Angry Unicorn here, and if you buy only hot drinks so you can drink them before they get cool, you might be a hipster in training. If you get offended by Photoshops of Disney Princesses with thick glasses claiming to like bands just cause you never heard of them, then you’re a hipster who can’t take a joke. But maybe you’re a poser who just wants to look like one cause they’re kinda in right now.
Whatever, I don’t care what you humans do, but let me give you a guide on how to look the part.
First, you gotta get yourself a shirt with French Button cuffs and then find the ugliest Charlie Brown sweater you can find and toss that on over it. Grow out your beard if you can and get those thick rim glasses you found at the thrift store on. Now you’re ready to hiss at things that are popular and complain about things sucking now that they’re popular.
But wait, what about those cuffs. If you don’t link them up then you’re going to look like a hobo. Well, let’s take a look at some good choices for the Hipster lifestyle.
If you’re the type who wants to raise a message against the one percent, then hey, why not rock these White Collar Criminals cufflinks. When people ask you can say, “I’m not a part of the system but I’m going to look good to spite them.” You know what? If you have a tiny little molding knife, you could even make an etch in them every time you read about one of these rich dudes getting caught doing illegal stuff so that you can impress absolutely no one.

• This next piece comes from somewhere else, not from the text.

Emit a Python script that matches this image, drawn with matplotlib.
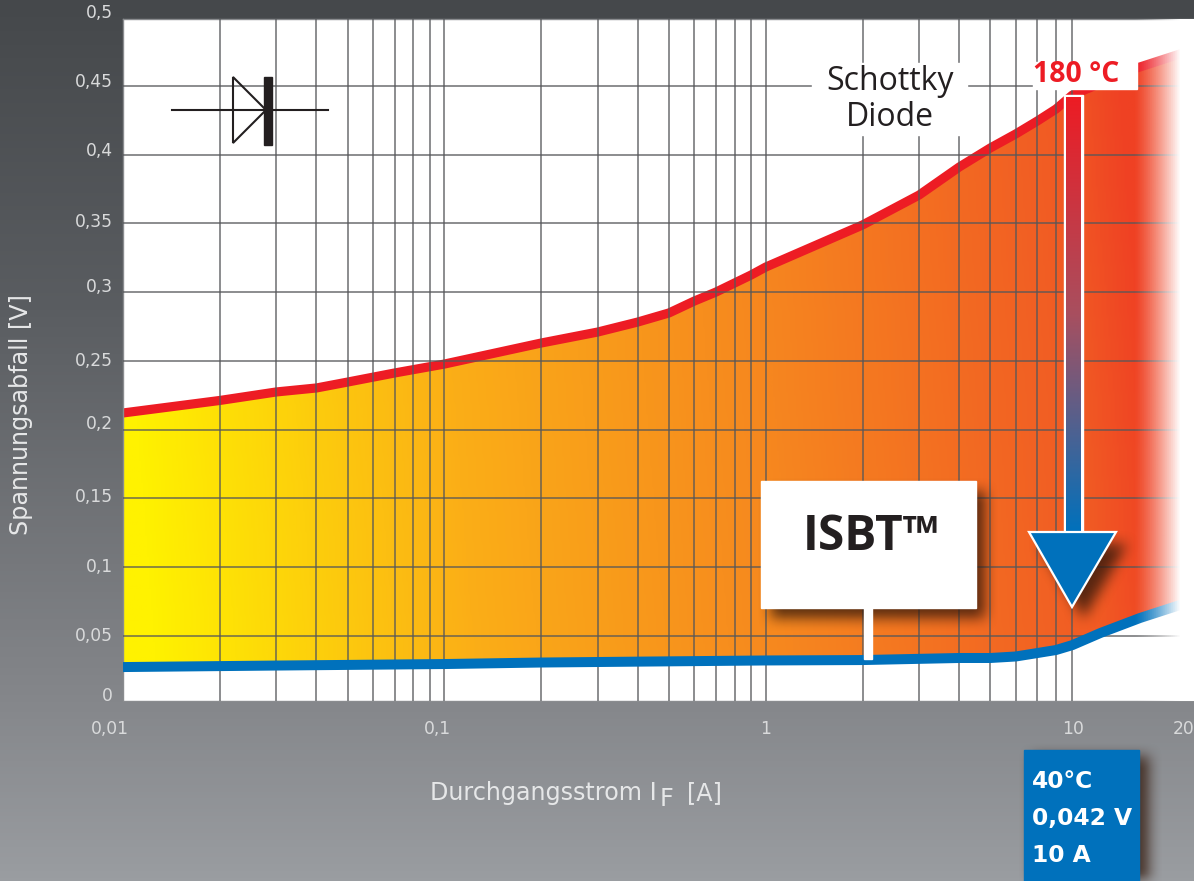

But maybe you wanna point out the facial hair you’ve been growing and get random strangers to ask where you like to go for a cup of joe. Then here’s a set I call Moustache and Coffee Cup. Cause growing out your facial hair and getting an awesome moustache or beard is even better when it gets in the way of your coffee. Thrill when you dip that six month growth into your Café Vinte Vanilla Cappucino and have to wonder if the hair you found is yours or not.
Hey, what about the true hallmark of the Hipster look, the attitude that you’re in on a secret that no one else is. Then, feast your eyes on the Villette set of Cufflinks from the guys at Bond47. Rock these when you’re wearing those Ninja Turtles buttons over your ensemble and when asked where you got these or what the design means, just look them dead in the eye and say. “I got these from a website, but you never heard of it and they’re talking about this place in France that you’ve never been to.”
So rock that look Hipster or Hipster wannabe! You’re welcome!